Meanwhile: How Tom Luke said ’never again’ By Shashi Tharoor
Whenever I think of Auschwitz - or Birkenau, or Mauthausen, or Theresien stadt, the names that, in this season of Holocaust remembrance, are coming back to haunt us from 60 years ago - I think of a retired Australian United Nations official called Tom Luke.
Tom wasn’t born Australian, and he wasn’t born Tom Luke. He was born Tomas Lowenbach in 1926 into a bourgeois Jewish family in Hronov, in what was then Czechoslovakia. When the Nazis occupied his country, Tom was expelled from school and put to work as a laborer. In 1942, with his parents and little sister, Tom was sent to the concentration camp of Theresienstadt. Birkenau followed; then Auschwitz, where his mother and sister were murdered; finally, in January 1945, the death march to Mauthausen, when Auschwitz was evacuated by the retreating German Army. Exhausted, sick, several times close to death, Tom survived.
When the American soldiers liberated him, Tom began a two-year stint in various hospitals, battling for his life. He won, but normal life would not last long; in 1948 the Communists seized power and within weeks tossed the outspoken idealist in jail. This time Tom had no plans to remain behind bars. With his father, his sole surviving
relative from an extended clan of over 60, Tom escaped from Czechoslovakia. In 1949 the pair migrated to Australia.

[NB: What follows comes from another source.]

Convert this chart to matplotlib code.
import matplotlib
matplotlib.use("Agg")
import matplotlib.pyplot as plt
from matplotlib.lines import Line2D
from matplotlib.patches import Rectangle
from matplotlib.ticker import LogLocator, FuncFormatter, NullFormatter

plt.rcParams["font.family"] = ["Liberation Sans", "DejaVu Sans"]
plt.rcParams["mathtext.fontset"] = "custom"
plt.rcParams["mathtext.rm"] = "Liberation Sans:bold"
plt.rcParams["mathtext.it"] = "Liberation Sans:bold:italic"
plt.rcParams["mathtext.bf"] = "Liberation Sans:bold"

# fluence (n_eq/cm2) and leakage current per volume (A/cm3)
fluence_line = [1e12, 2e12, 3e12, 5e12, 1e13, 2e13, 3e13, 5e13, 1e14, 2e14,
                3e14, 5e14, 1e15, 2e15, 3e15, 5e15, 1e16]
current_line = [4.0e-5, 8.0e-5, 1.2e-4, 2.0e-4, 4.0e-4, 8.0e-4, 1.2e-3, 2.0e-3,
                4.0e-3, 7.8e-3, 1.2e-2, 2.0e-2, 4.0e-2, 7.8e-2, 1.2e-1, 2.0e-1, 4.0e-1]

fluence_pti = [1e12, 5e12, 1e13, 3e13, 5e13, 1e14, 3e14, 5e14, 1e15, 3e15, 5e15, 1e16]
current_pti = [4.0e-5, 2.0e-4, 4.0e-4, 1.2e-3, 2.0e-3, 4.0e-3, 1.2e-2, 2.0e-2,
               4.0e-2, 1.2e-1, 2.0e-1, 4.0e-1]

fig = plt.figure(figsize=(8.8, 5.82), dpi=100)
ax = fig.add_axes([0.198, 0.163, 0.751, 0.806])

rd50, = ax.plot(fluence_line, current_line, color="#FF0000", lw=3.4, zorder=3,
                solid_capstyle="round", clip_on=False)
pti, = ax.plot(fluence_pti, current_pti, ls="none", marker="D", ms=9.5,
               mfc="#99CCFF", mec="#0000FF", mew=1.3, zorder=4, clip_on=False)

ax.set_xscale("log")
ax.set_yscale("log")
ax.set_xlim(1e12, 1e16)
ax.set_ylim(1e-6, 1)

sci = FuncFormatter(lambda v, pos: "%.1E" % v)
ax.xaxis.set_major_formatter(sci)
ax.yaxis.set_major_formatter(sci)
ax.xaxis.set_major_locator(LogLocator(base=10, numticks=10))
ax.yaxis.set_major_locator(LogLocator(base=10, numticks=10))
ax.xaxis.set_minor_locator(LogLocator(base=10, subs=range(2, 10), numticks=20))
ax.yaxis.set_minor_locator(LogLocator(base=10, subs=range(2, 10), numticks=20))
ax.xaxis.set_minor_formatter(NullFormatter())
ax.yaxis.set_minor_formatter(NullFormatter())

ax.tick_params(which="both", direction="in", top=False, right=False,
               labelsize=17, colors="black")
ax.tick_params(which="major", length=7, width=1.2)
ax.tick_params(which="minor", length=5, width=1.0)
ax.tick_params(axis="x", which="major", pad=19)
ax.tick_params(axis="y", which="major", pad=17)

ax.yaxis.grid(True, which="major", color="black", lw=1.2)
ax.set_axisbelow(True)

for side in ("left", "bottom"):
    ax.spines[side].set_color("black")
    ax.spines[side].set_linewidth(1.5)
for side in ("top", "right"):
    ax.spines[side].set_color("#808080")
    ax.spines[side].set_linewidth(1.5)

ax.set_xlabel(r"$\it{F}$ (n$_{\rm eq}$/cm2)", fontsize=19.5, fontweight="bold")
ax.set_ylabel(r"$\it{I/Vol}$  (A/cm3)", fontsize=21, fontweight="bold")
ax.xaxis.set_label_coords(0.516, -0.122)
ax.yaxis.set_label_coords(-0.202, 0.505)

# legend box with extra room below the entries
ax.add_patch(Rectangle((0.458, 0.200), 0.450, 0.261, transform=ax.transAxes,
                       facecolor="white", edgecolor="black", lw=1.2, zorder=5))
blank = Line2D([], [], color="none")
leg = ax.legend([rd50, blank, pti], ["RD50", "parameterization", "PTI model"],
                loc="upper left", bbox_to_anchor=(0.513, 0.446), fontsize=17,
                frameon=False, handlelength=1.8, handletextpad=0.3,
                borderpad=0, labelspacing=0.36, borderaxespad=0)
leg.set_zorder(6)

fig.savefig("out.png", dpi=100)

Tom’s next decade was spent supporting himself through manual labor, acquiring an education and a new identity. And when the time came to decide what profession he would devote his learning to, he joined the organization that had emerged, like himself, from the ashes of war and holocaust - the United Nations.
When I first met Tom, he was more than halfway through a 28-year career with the UN working for developing countries and then for refugees. Slight of build, good-looking, with a quirky sense of humor, meticulous about his work, he did not strike me as someone who had endured unimaginable horrors. But one day I saw him in his shirtsleeves, the indelible blackish-green numbers of the concentration camp inmates tattooed on to his arm. Gradually - for Tom is a reticent man - I pieced together his story.
He did not like to tell it. For him the past was only relevant as a guide to the future, as instruction and warning. The values and principles of the United Nations were his own; they had been forged in the same crucible. The work he was doing for the UN was to ensure that what happened to millions like him could not happen again. He toiled for refugees because he had been one himself, but the lessons of his life went beyond that. He could not abide racism of any sort.
Nor could he abide tyranny or the abridgment of the democratic freedoms he had had to flee his country to enjoy. While in Mauthausen he had repeatedly been saved from certain death not by a fellow Jew but by a Czech political prisoner, a former primary school teacher.
That basic human decency was a powerful example in itself, but it also confirmed his admiration for political dissidents anywhere. He made contributions to Solidarity in Poland, traveling there privately in the early 1980s to see how he could help. When Vaclav Havel began his velvet revolution in Prague, Tom, at great personal and professional risk, smuggled printing and publishing equipment into Czechoslovakia to aid the underground press there. He saw no contradiction with his role as a United Nations official, sworn to uphold the rights of its member states. The ideals he was defending were those of the United Nations Charter, drawn up by men and women for whom "never again" was more than a slogan.
Tom is retired and lives in Geneva with his wife. He says he is mildly disillusioned with humanity, and so pleasantly surprised by the acts of courage and decency of which human beings sometimes prove capable. His biggest challenge, he adds with a smile, is learning to live with a deteriorating body. He never mentions the years when his challenge was learning to live at all.
When the United Nations commemorated the 60th anniversary of the liberation of Auschwitz, Tom’s health would not permit him to travel to New York for the ceremony. He could not have stood at the event, but what Tom Luke stood for is embedded in the foundations of the UN.
Shashi Tharoor is Under-Secretary-General for Communications and Public Information. He is also the author of eight books as well as numerous articles.
Reproduced by permission of the author.